I was thinking of exit strategy for any startup.Whether its a separate business unity or altogether a new company. Is the company pieced together for a quick flip, or build for multi-year significant value creation, or plan on holding for the long term as an eventual revenue generator (for founder/investors)?
For a founder, having an exit strategy is good. Creating a company providing long term value can be little disturbing for some founders. But, an employee might have mixed emotions and motivation when he gets to know that the corporation is being built for a quick flip.
One way to ascertain the quick flip mentality is to see the too frequent too many strategic changes. If you are a service company, then migrating to product company or combination or changing tracks to a new opportunity without properly evaluating the opportunities are some signs of flip mentality . There is hardly a significant scalability in one particular business unit after initial success. It is not surprising therefore to see most startups built with flip mentality flounder after achieving initial success. The capabilities within the company need to be continuously enhanced if the company is to reach subsequent levels of growth with each level being built on a strong foundation.
The soft infrastructure like human resource processes, operational management, sales organization , organization charts, cash flow managment, program management are very critical aspects of running and growing a company. Recently, my friend was not well and he realised that there is not any sick leave/ leave policy for one of the startup company in business for 5 years. Creating these kind of systems require a lot of effort. Companies with flip thinking and startups do not pay attention or consider it too much overhead to the need for creating the soft infrastructure within the company. I read somewhere, “even If you are building a startup with the intention of flipping it to one of the majors, only three things matter; technology, clients and the quality of your team.” And all these things directly depend on soft infrastructure of your company.

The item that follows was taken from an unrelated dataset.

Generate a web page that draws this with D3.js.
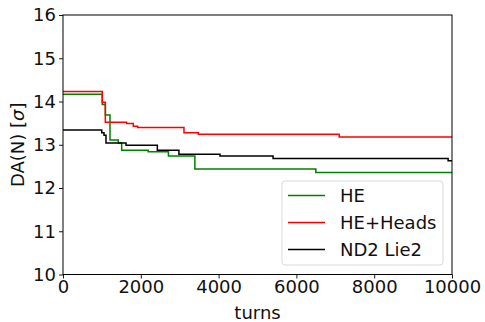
<!DOCTYPE html>
<html><head><meta charset="utf-8">
<script src="https://cdn.jsdelivr.net/npm/d3@7"></script>
<style>body{margin:0;background:#fff}svg{display:block}text{font-family:"DejaVu Sans",sans-serif}</style>
</head><body><svg id="c" width="485" height="322"></svg>
<script>
const seriesNames = ["HE", "HE+Heads", "ND2 Lie2"];
const seriesColors = ["#008000", "#ff0000", "#000000"];
const heTurns   = [0, 1010, 1090, 1208, 1420, 1508, 2190, 2710, 3390, 6500, 10000];
const heValues  = [14.17, 13.93, 13.69, 13.11, 13.04, 12.875, 12.84, 12.74, 12.44, 12.36, 12.36];
const hhTurns   = [0, 1010, 1088, 1636, 1808, 1920, 3110, 3480, 7100, 10000];
const hhValues  = [14.23, 13.98, 13.52, 13.49, 13.43, 13.40, 13.28, 13.24, 13.18, 13.18];
const ndTurns   = [0, 995, 1054, 1105, 1620, 2425, 2980, 4036, 5400, 9900, 10000];
const ndValues  = [13.34, 13.28, 13.22, 13.04, 12.99, 12.875, 12.78, 12.74, 12.68, 12.63, 12.63];
const xTicks = [0, 2000, 4000, 6000, 8000, 10000];
const yTicks = [10, 11, 12, 13, 14, 15, 16];

const svg = d3.select("#c");
const L = 63, R = 452, T = 15, B = 274.5;
const x = d3.scaleLinear().domain([0, 10000]).range([L, R]);
const y = d3.scaleLinear().domain([10, 16]).range([B, T]);

const series = [
  {turns: heTurns, values: heValues},
  {turns: hhTurns, values: hhValues},
  {turns: ndTurns, values: ndValues}
];
const line = d3.line().x(d => x(d[0])).y(d => y(d[1])).curve(d3.curveStepAfter);
series.forEach((s, i) => {
  svg.append("path")
    .datum(s.turns.map((t, k) => [t, s.values[k]]))
    .attr("d", line).attr("fill", "none")
    .attr("stroke", seriesColors[i]).attr("stroke-width", 1.5);
});

const xa = svg.append("g").attr("transform", `translate(0,${B})`)
  .call(d3.axisBottom(x).tickValues(xTicks).tickFormat(d3.format("d")).tickSize(4).tickPadding(2));
const ya = svg.append("g").attr("transform", `translate(${L},0)`)
  .call(d3.axisLeft(y).tickValues(yTicks).tickFormat(d3.format("d")).tickSize(4).tickPadding(3));
[xa, ya].forEach(a => {
  a.select(".domain").remove();
  a.selectAll("line").attr("stroke", "#000").attr("stroke-width", 0.9);
  a.selectAll("text").attr("font-size", 18).attr("fill", "#111");
});

svg.append("rect").attr("x", L).attr("y", T).attr("width", R - L).attr("height", B - T)
  .attr("fill", "none").attr("stroke", "#000").attr("stroke-width", 1);

svg.append("text").attr("x", (L + R) / 2).attr("y", 319).attr("text-anchor", "middle")
  .attr("font-size", 18).attr("fill", "#111").text("turns");
const yl = svg.append("text").attr("transform", `translate(24,${(T + B) / 2}) rotate(-90)`)
  .attr("text-anchor", "middle").attr("font-size", 18).attr("fill", "#111");
yl.append("tspan").text("DA(N) [");
yl.append("tspan").attr("font-style", "italic").text("σ");
yl.append("tspan").text("]");

const lg = svg.append("g");
lg.append("rect").attr("x", 282).attr("y", 181).attr("width", 161).attr("height", 84)
  .attr("rx", 3).attr("fill", "#fff").attr("fill-opacity", 0.8).attr("stroke", "#d9d9d9");
seriesNames.forEach((n, i) => {
  const cy = 195.5 + i * 27;
  lg.append("line").attr("x1", 288).attr("x2", 325).attr("y1", cy).attr("y2", cy)
    .attr("stroke", seriesColors[i]).attr("stroke-width", 1.5);
  lg.append("text").attr("x", 340).attr("y", cy).attr("dy", "0.35em")
    .attr("font-size", 18).attr("fill", "#111").text(n);
});
</script></body></html>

If you are joining a new startup or small company with flip thinking, and if you are going to be very early among like first 10 employees , its good to know the total outstanding shares of the company and politely ask a percentage your shares represents in addition to your salary. In a new company , it’s not how many; it’s what percentage of shares.
In one of the companies I worked for previously, the company offered me shares but never told me the total number of shares outstanding. If the company is unwilling to let you know what 100 shares equates to in terms of percentage interest in the company, I’d say that’s a warning sign and you should ask lots more questions.